## BEGIN Collected material

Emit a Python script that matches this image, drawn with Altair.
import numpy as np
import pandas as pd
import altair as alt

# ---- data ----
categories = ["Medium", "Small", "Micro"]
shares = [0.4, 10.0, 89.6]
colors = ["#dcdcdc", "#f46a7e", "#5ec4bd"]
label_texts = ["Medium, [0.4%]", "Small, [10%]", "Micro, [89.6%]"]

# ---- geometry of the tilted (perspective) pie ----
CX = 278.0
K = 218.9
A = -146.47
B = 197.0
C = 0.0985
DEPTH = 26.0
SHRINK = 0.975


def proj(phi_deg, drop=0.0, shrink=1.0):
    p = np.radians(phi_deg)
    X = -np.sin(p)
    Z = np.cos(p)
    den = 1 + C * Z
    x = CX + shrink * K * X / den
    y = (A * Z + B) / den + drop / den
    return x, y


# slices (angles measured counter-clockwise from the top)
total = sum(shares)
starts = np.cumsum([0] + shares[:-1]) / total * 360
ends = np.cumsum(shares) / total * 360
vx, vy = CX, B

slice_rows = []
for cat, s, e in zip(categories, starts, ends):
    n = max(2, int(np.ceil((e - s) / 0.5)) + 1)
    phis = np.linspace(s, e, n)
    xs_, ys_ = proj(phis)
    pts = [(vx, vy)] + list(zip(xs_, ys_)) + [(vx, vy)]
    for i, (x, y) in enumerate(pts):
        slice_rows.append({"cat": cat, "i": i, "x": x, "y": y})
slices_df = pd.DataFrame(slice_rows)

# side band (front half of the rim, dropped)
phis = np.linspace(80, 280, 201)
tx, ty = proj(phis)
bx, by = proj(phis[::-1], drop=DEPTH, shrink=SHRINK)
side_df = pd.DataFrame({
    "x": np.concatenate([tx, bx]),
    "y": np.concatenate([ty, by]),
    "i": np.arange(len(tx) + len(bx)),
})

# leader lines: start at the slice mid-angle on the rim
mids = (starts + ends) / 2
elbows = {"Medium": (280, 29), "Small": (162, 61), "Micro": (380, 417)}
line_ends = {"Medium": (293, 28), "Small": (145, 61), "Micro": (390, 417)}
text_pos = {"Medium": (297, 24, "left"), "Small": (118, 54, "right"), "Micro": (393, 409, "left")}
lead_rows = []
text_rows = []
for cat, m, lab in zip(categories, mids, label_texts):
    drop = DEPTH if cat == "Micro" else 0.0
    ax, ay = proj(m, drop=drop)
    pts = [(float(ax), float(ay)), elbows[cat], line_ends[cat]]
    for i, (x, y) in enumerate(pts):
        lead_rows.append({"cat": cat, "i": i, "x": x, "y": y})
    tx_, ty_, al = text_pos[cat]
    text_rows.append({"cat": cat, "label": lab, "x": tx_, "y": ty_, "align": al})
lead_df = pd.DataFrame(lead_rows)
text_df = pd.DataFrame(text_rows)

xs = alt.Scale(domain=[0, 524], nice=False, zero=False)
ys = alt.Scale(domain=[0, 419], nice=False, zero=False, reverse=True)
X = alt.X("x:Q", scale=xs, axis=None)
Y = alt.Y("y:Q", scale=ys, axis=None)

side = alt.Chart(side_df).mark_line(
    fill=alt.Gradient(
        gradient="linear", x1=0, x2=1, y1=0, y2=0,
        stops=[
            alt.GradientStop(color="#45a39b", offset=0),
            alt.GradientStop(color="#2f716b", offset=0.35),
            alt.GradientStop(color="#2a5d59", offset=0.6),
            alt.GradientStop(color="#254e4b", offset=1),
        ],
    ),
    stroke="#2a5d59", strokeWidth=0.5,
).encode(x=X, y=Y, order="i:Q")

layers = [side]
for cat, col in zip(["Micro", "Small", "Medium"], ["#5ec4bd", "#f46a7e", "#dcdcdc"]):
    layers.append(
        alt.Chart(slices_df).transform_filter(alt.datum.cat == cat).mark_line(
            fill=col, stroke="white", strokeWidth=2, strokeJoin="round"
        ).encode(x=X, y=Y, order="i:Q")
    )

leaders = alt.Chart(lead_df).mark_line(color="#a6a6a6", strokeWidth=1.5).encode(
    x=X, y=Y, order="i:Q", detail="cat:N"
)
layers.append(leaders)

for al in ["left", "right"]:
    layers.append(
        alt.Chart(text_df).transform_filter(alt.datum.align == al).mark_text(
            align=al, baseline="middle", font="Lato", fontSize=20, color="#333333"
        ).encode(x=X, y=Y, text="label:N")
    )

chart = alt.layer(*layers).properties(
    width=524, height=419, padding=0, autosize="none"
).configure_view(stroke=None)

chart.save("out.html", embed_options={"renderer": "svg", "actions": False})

## END Collected material

__Problem__:
Take the material above and return all of it exactly.

__Response__:
Emit a Python script that matches this image, drawn with Altair.
import numpy as np
import pandas as pd
import altair as alt

# ---- data ----
categories = ["Medium", "Small", "Micro"]
shares = [0.4, 10.0, 89.6]
colors = ["#dcdcdc", "#f46a7e", "#5ec4bd"]
label_texts = ["Medium, [0.4%]", "Small, [10%]", "Micro, [89.6%]"]

# ---- geometry of the tilted (perspective) pie ----
CX = 278.0
K = 218.9
A = -146.47
B = 197.0
C = 0.0985
DEPTH = 26.0
SHRINK = 0.975


def proj(phi_deg, drop=0.0, shrink=1.0):
    p = np.radians(phi_deg)
    X = -np.sin(p)
    Z = np.cos(p)
    den = 1 + C * Z
    x = CX + shrink * K * X / den
    y = (A * Z + B) / den + drop / den
    return x, y


# slices (angles measured counter-clockwise from the top)
total = sum(shares)
starts = np.cumsum([0] + shares[:-1]) / total * 360
ends = np.cumsum(shares) / total * 360
vx, vy = CX, B

slice_rows = []
for cat, s, e in zip(categories, starts, ends):
    n = max(2, int(np.ceil((e - s) / 0.5)) + 1)
    phis = np.linspace(s, e, n)
    xs_, ys_ = proj(phis)
    pts = [(vx, vy)] + list(zip(xs_, ys_)) + [(vx, vy)]
    for i, (x, y) in enumerate(pts):
        slice_rows.append({"cat": cat, "i": i, "x": x, "y": y})
slices_df = pd.DataFrame(slice_rows)

# side band (front half of the rim, dropped)
phis = np.linspace(80, 280, 201)
tx, ty = proj(phis)
bx, by = proj(phis[::-1], drop=DEPTH, shrink=SHRINK)
side_df = pd.DataFrame({
    "x": np.concatenate([tx, bx]),
    "y": np.concatenate([ty, by]),
    "i": np.arange(len(tx) + len(bx)),
})

# leader lines: start at the slice mid-angle on the rim
mids = (starts + ends) / 2
elbows = {"Medium": (280, 29), "Small": (162, 61), "Micro": (380, 417)}
line_ends = {"Medium": (293, 28), "Small": (145, 61), "Micro": (390, 417)}
text_pos = {"Medium": (297, 24, "left"), "Small": (118, 54, "right"), "Micro": (393, 409, "left")}
lead_rows = []
text_rows = []
for cat, m, lab in zip(categories, mids, label_texts):
    drop = DEPTH if cat == "Micro" else 0.0
    ax, ay = proj(m, drop=drop)
    pts = [(float(ax), float(ay)), elbows[cat], line_ends[cat]]
    for i, (x, y) in enumerate(pts):
        lead_rows.append({"cat": cat, "i": i, "x": x, "y": y})
    tx_, ty_, al = text_pos[cat]
    text_rows.append({"cat": cat, "label": lab, "x": tx_, "y": ty_, "align": al})
lead_df = pd.DataFrame(lead_rows)
text_df = pd.DataFrame(text_rows)

xs = alt.Scale(domain=[0, 524], nice=False, zero=False)
ys = alt.Scale(domain=[0, 419], nice=False, zero=False, reverse=True)
X = alt.X("x:Q", scale=xs, axis=None)
Y = alt.Y("y:Q", scale=ys, axis=None)

side = alt.Chart(side_df).mark_line(
    fill=alt.Gradient(
        gradient="linear", x1=0, x2=1, y1=0, y2=0,
        stops=[
            alt.GradientStop(color="#45a39b", offset=0),
            alt.GradientStop(color="#2f716b", offset=0.35),
            alt.GradientStop(color="#2a5d59", offset=0.6),
            alt.GradientStop(color="#254e4b", offset=1),
        ],
    ),
    stroke="#2a5d59", strokeWidth=0.5,
).encode(x=X, y=Y, order="i:Q")

layers = [side]
for cat, col in zip(["Micro", "Small", "Medium"], ["#5ec4bd", "#f46a7e", "#dcdcdc"]):
    layers.append(
        alt.Chart(slices_df).transform_filter(alt.datum.cat == cat).mark_line(
            fill=col, stroke="white", strokeWidth=2, strokeJoin="round"
        ).encode(x=X, y=Y, order="i:Q")
    )

leaders = alt.Chart(lead_df).mark_line(color="#a6a6a6", strokeWidth=1.5).encode(
    x=X, y=Y, order="i:Q", detail="cat:N"
)
layers.append(leaders)

for al in ["left", "right"]:
    layers.append(
        alt.Chart(text_df).transform_filter(alt.datum.align == al).mark_text(
            align=al, baseline="middle", font="Lato", fontSize=20, color="#333333"
        ).encode(x=X, y=Y, text="label:N")
    )

chart = alt.layer(*layers).properties(
    width=524, height=419, padding=0, autosize="none"
).configure_view(stroke=None)

chart.save("out.html", embed_options={"renderer": "svg", "actions": False})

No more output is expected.